Supongamos una mañana en la bahía de Zihuatanejo (es más: estamos en Zihuatanejo), donde a nuestro lado brilla el Pacífico impetuoso mientras un irreprimible antojo de caldo de camarón ronda por el aire. Supongamos entonces que de la urgencia por satisfacer el cuerpecito surge la consigna de visitar la merendería Rosy contigua a la sección de pescados del mercado. Crónica y malabares sobre el paseo gastronómico es el propósito fundamental de estas letras.

Comenzar diciendo que ir por el caldo —bicicletear hacia el caldo— es una canción a la vida. Supongamos que lavarnos sin prisa la cara, cualquier pantaloncillo corto y unas pantuflas, de esas que chanclean, es el preámbulo de lanzarnos calle abajo rumbo al epazote. Un pedaleo tranquilo entre platanales que aún sostienen lluvia nocturna, acontece justo cuando la gente sale de los zaguanes a barrer las banquetas: son la siete de la mañana. Y por allí voy tranquilo sin coger el manubrio y no por farol ni nada por el estilo, sino solamente pedaleando sabroso por las calles de este pueblo guerrerense tan entrañable, pensando tal vez en las antenas camaroniles que se desbordaran del plato –porque así son los buenos caldos: un atolondrado sembradío de rojizas hebras ideal para sacar el bicho sin que salpique, decapitarlo, succionarlo, nacer de nuevo…

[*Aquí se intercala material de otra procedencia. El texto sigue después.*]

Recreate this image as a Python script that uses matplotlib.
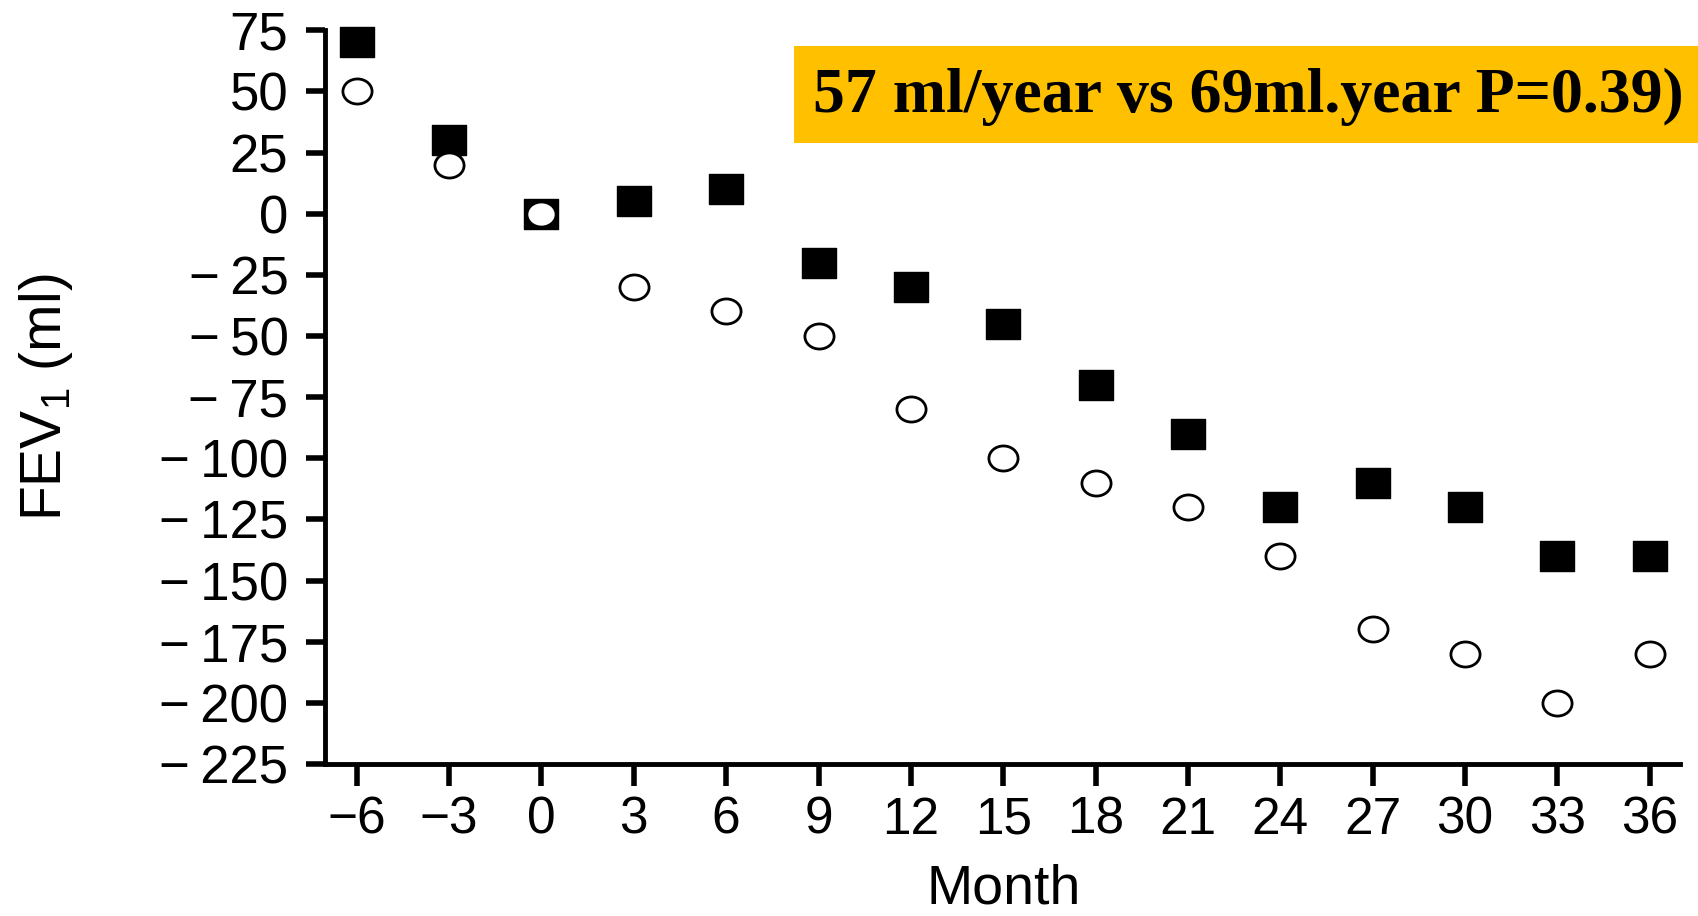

Y perdonen que este relato tenga saltos al final —o que regrese al principio— pero todo obedece a la percepción personal de que el trayecto en sí es una más de las zanahorias que flotan en el caldo y que la imposibilidad de disección obliga a contemplarlo como el todo que nuestra cultura ofrece, llevándonos de la mano al saladito sabroso de las últimas patitas picosas.

Supongamos entonces seguir pedaleando entre un bullicio incipiente que brinca charcos y que la decisión de rodear por Cuauhtémoc y llegarle al mercado por calle Ejido, es principalmente porque hay que ir al muelle a ver las aves. Después cuando entramos al mercado y especulando en morenas, no podríamos decir que las mejores están aquí –eso sería mentir—, pero sí hay algo de sudor y algo de cecina, si hay algo en esa chica que a mi paso se come el tamal con los dedos, que tiene un sensual olor a almizcle que flota y acompaña e inquieta.

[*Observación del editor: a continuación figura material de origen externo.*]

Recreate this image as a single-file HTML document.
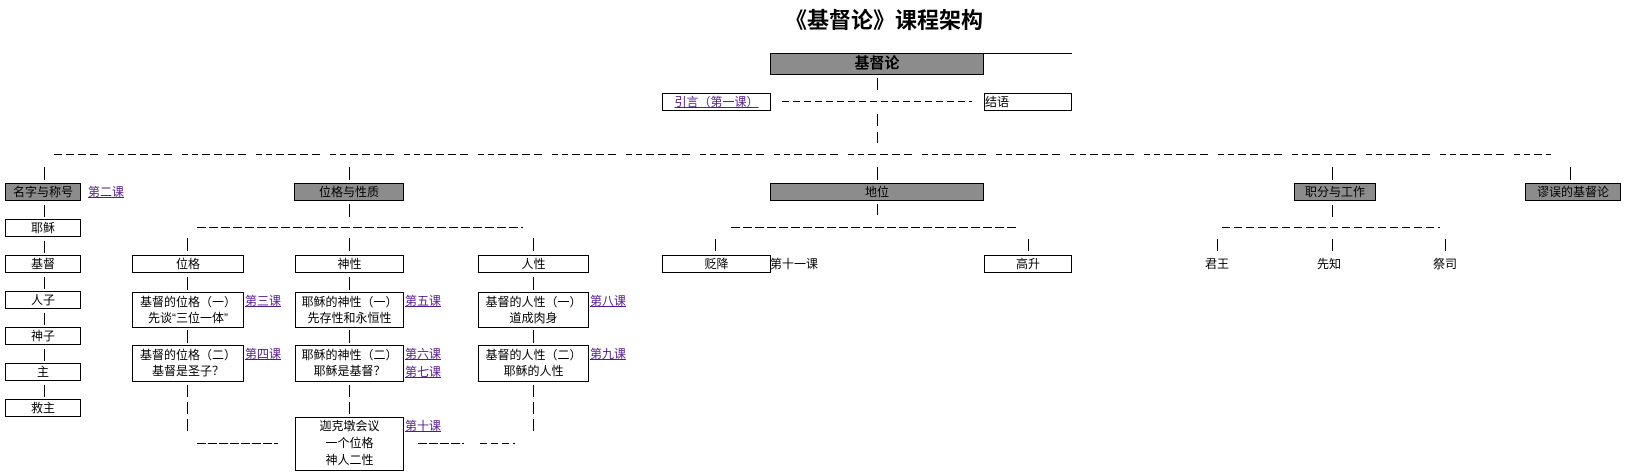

Pero no debemos desviarnos porque este sitio es un laberinto y lo importante es el caldo, que está al fondo. Sabemos que debemos pasar el pasillo de las carnes hasta las verduras y que más adelante, a la izquierda, se llega al de los pescados, todo esto rodeado del caos ordenado de manos prodigas que incluso pensaron en la perilla exacta para estacionar la cleta. Y aunque el fileteo de huachinango sea en sí un milagro, y aunque por horas pudiéramos detenernos allí, ahora lo que llama es el angosto túnel cuyas paredes son anafres y resorteras y hamacas y que agachando la cabeza conduce a la merendería Rosy. Es allí donde está el tesoro.

Podríamos decir que hay algo prehistórico y mitológico en este caldo hirviente. Pero mejor dejarlo así ahora que ya estamos sentados. Basta de caldo y de sus anexos. Y más ahora, porque ha llegado ya la humeante dosis de tortillas, hechas por manos que saben lo perfectamente crudo y lo perfectamente tostado, debiendo proceder entonces al salero y a cerrar estas letras, justo en el instante preciso en que la tortilla –con su peculiar doblez— se metamorfosea en la cuchara implacable que todas las puede.